Das Massaker von Sant Anna wird doch noch aufgearbeitet – dank eines Überlebenden. Blamabel ist die Begründung des OLG vor allem für die Stuttgarter Staatsanwälte, meint der StZ-Autor Andreas Müller.

Titelteam Stuttgarter Zeitung: Andreas Müller (mül)

Stuttgart - Alle waren sich einig: die Stuttgarter Staatsanwaltschaft, die übergeordnete Behörde, der Landesjustizminister. Natürlich sei es unbefriedigend, dass wegen des Nazimassakers von Sant Anna niemand mehr zur Rechenschaft gezogen werden könne, hieß es unisono. Aber das Strafrecht stoße hier eben an seine Grenzen, zumal nach siebzig Jahren.

 

Nun werden sie allesamt eines Besseren belehrt. Gegen die breite Front von Justiz und Politik hat einer der Überlebenden des Massakers zusammen mit seiner Anwältin einen bemerkenswerten Erfolg erstritten: Der Schlussstrich unter die Ermittlungen sei voreilig gewesen, entschied das Oberlandesgericht Karlsruhe, im Fall des zuständigen Kompanieführers bestehe genug Anlass, Anklage zu erheben. Das Verfahren muss nun in Hamburg, wo der alte Mann lebt, wiederaufgenommen werden.
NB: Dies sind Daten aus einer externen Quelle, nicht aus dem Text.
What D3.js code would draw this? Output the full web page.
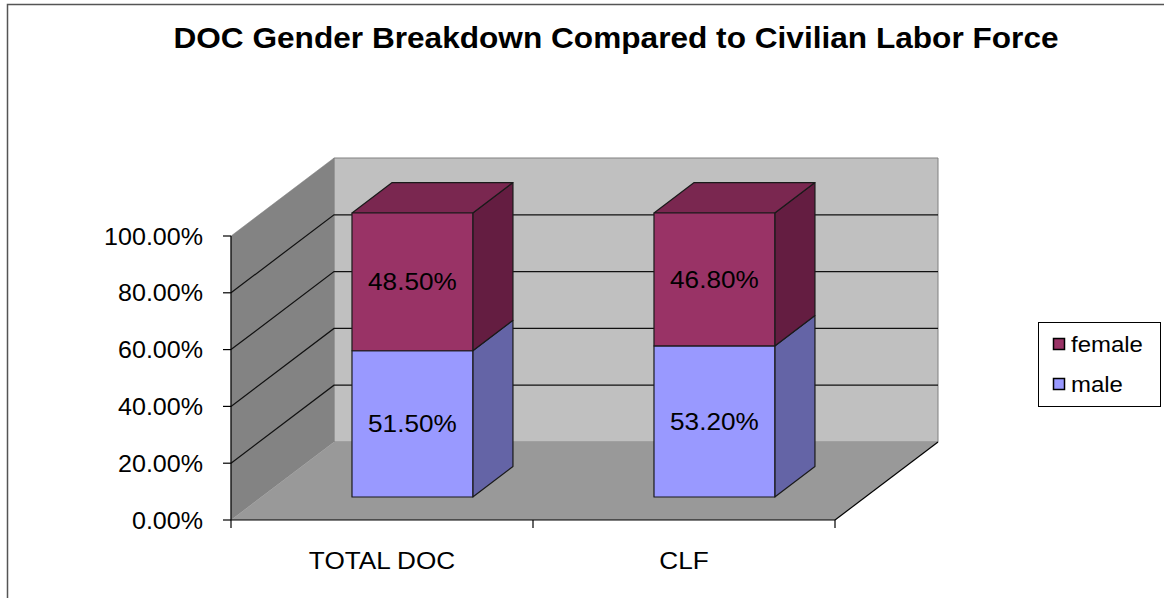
<!DOCTYPE html>
<html>
<head>
<meta charset="utf-8">
<script src="https://cdn.jsdelivr.net/npm/d3@7"></script>
<style>
  body { margin: 0; background: #fff; }
  text { font-family: "Liberation Sans", Arial, sans-serif; fill: #000; }
</style>
</head>
<body>
<div id="chart"></div>
<script>
// chart data
const categories = ["TOTAL DOC", "CLF"];
const seriesNames = ["male", "female"];
const male = [0.515, 0.532];
const female = [0.485, 0.468];
const yTicks = [0, 0.2, 0.4, 0.6, 0.8, 1.0];
const titleText = "DOC Gender Breakdown Compared to Civilian Labor Force";

const W = 1164, H = 598;
const sx = 1.09; // the picture is a bit stretched sideways
const depth = { dx: 103, dy: -78 };
const barZ = [0.295, 0.685];

const colors = {
    male:   { front: "#9999ff", side: "#6464a6", top: "#7c7cd0" },
    female: { front: "#993366", side: "#641d41", top: "#7a2750" }
};

const svg = d3.select("#chart").append("svg")
    .attr("width", W)
    .attr("height", H);

// outer frame
svg.append("rect")
    .attr("x", 7.5).attr("y", 4.5)
    .attr("width", 1300).attr("height", 800)
    .attr("fill", "none")
    .attr("stroke", "#555")
    .attr("stroke-width", 1.5);

// scales
const xScale = d3.scalePoint().domain(categories).range([231, 835]).padding(0.5);
const xEdge = d3.scaleLinear().domain([0, categories.length]).range([231, 835]);
const yScale = d3.scaleLinear().domain([0, 1]).range([520, 236]);
const barW = xScale.step() * 0.4;

// 3d projection, z from 0 (front) to 1 (back)
function P(x, v, z) {
    return [x + z * depth.dx, yScale(v) + z * depth.dy];
}
function poly(pts) {
    return pts.map(p => p.join(",")).join(" ");
}

function addText(g, x, y, str, size, anchor, weight) {
    return g.append("text")
        .attr("transform", `translate(${x},${y}) scale(${sx},1)`)
        .attr("text-anchor", anchor)
        .attr("font-size", size)
        .attr("font-weight", weight || "normal")
        .text(str);
}

// title
addText(svg, 616, 48, titleText, 29, "middle", "bold");

const x0 = xEdge(0), x1 = xEdge(categories.length);

// walls
const walls = svg.append("g").attr("id", "walls");
walls.append("polygon")
    .attr("points", poly([P(x0, 0, 1), P(x1, 0, 1), P(x1, 1, 1), P(x0, 1, 1)]))
    .attr("fill", "#c0c0c0").attr("stroke", "#808080").attr("stroke-width", 1);
walls.append("polygon")
    .attr("points", poly([P(x0, 0, 0), P(x0, 0, 1), P(x0, 1, 1), P(x0, 1, 0)]))
    .attr("fill", "#838383").attr("stroke", "#808080").attr("stroke-width", 0.5);
walls.append("polygon")
    .attr("points", poly([P(x0, 0, 0), P(x1, 0, 0), P(x1, 0, 1), P(x0, 0, 1)]))
    .attr("fill", "#999999").attr("stroke", "none");

// gridlines
const grid = svg.append("g").attr("id", "grid");
yTicks.filter(v => v > 0 && v < 1).forEach(v => {
    grid.append("polyline")
        .attr("points", poly([P(x0, v, 0), P(x0, v, 1), P(x1, v, 1)]))
        .attr("fill", "none")
        .attr("stroke", "#111")
        .attr("stroke-width", 1.2);
});

// floor edges / axes
const axes = svg.append("g").attr("id", "axes");
axes.append("line")
    .attr("x1", x0).attr("y1", yScale(0))
    .attr("x2", x1).attr("y2", yScale(0))
    .attr("stroke", "#000").attr("stroke-width", 1.2);
axes.append("line")
    .attr("x1", x1).attr("y1", yScale(0))
    .attr("x2", P(x1, 0, 1)[0]).attr("y2", P(x1, 0, 1)[1])
    .attr("stroke", "#000").attr("stroke-width", 1.2);
axes.append("line")
    .attr("x1", x0).attr("y1", yScale(0))
    .attr("x2", x0).attr("y2", yScale(1))
    .attr("stroke", "#000").attr("stroke-width", 1.2);

yTicks.forEach(v => {
    axes.append("line")
        .attr("x1", x0 - 8).attr("x2", x0)
        .attr("y1", yScale(v)).attr("y2", yScale(v))
        .attr("stroke", "#000").attr("stroke-width", 1.2);
    addText(axes, 203, yScale(v) + 8.5, d3.format(".2%")(v), 23, "end");
});

d3.range(categories.length + 1).forEach(i => {
    axes.append("line")
        .attr("x1", xEdge(i)).attr("x2", xEdge(i))
        .attr("y1", yScale(0)).attr("y2", yScale(0) + 8)
        .attr("stroke", "#000").attr("stroke-width", 1.2);
});
categories.forEach(c => addText(axes, xScale(c), 569, c, 24, "middle"));

// bars
const bars = svg.append("g").attr("id", "bars");
categories.forEach((c, i) => {
    const segs = [
        { name: "male", lo: 0, hi: male[i] },
        { name: "female", lo: male[i], hi: male[i] + female[i] }
    ];
    const xl = xScale(c) - barW / 2, xr = xScale(c) + barW / 2;
    segs.forEach((s, k) => {
        const col = colors[s.name];
        const g = bars.append("g").attr("stroke", "#1a1a1a").attr("stroke-width", 1.2)
            .attr("stroke-linejoin", "round");
        // right side
        g.append("polygon")
            .attr("points", poly([P(xr, s.lo, barZ[0]), P(xr, s.lo, barZ[1]), P(xr, s.hi, barZ[1]), P(xr, s.hi, barZ[0])]))
            .attr("fill", col.side);
        // top (only the last segment shows it)
        if (k === segs.length - 1) {
            g.append("polygon")
                .attr("points", poly([P(xl, s.hi, barZ[0]), P(xr, s.hi, barZ[0]), P(xr, s.hi, barZ[1]), P(xl, s.hi, barZ[1])]))
                .attr("fill", col.top);
        }
        // front
        g.append("polygon")
            .attr("points", poly([P(xl, s.lo, barZ[0]), P(xr, s.lo, barZ[0]), P(xr, s.hi, barZ[0]), P(xl, s.hi, barZ[0])]))
            .attr("fill", col.front);
        // label
        const mid = P(xScale(c), (s.lo + s.hi) / 2, barZ[0]);
        addText(bars, mid[0], mid[1] + 8.5, d3.format(".2%")(s.hi - s.lo), 24, "middle");
    });
});

// legend
const legend = svg.append("g").attr("id", "legend");
legend.append("rect")
    .attr("x", 1038.5).attr("y", 322.5)
    .attr("width", 122).attr("height", 84)
    .attr("fill", "#fff").attr("stroke", "#000").attr("stroke-width", 1);
["female", "male"].forEach((name, i) => {
    const y = 338 + i * 40;
    legend.append("rect")
        .attr("x", 1053.5).attr("y", y + 0.5)
        .attr("width", 11).attr("height", 11)
        .attr("fill", colors[name].front)
        .attr("stroke", "#000").attr("stroke-width", 1.5);
    addText(legend, 1071, y + 14, name, 22, "start");
});
</script>
</body>
</html>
Stirbt er nicht vorher, könnte es also doch noch zu einem Prozess kommen.

Blamabel ist die Begründung des OLG vor allem für die Stuttgarter Staatsanwälte, die ihre überlangen Ermittlungen mit einem fragwürdigen Ergebnis einstellten. Ihr krudes Argument, das Massaker habe sich vielleicht ungeplant ergeben, zerpflücken die Richter. Gründlich blamiert ist aber auch Justizminister Stickelberger. Er sollte künftig besser prüfen, ob und wann er sich schützend vor die Justiz stellt.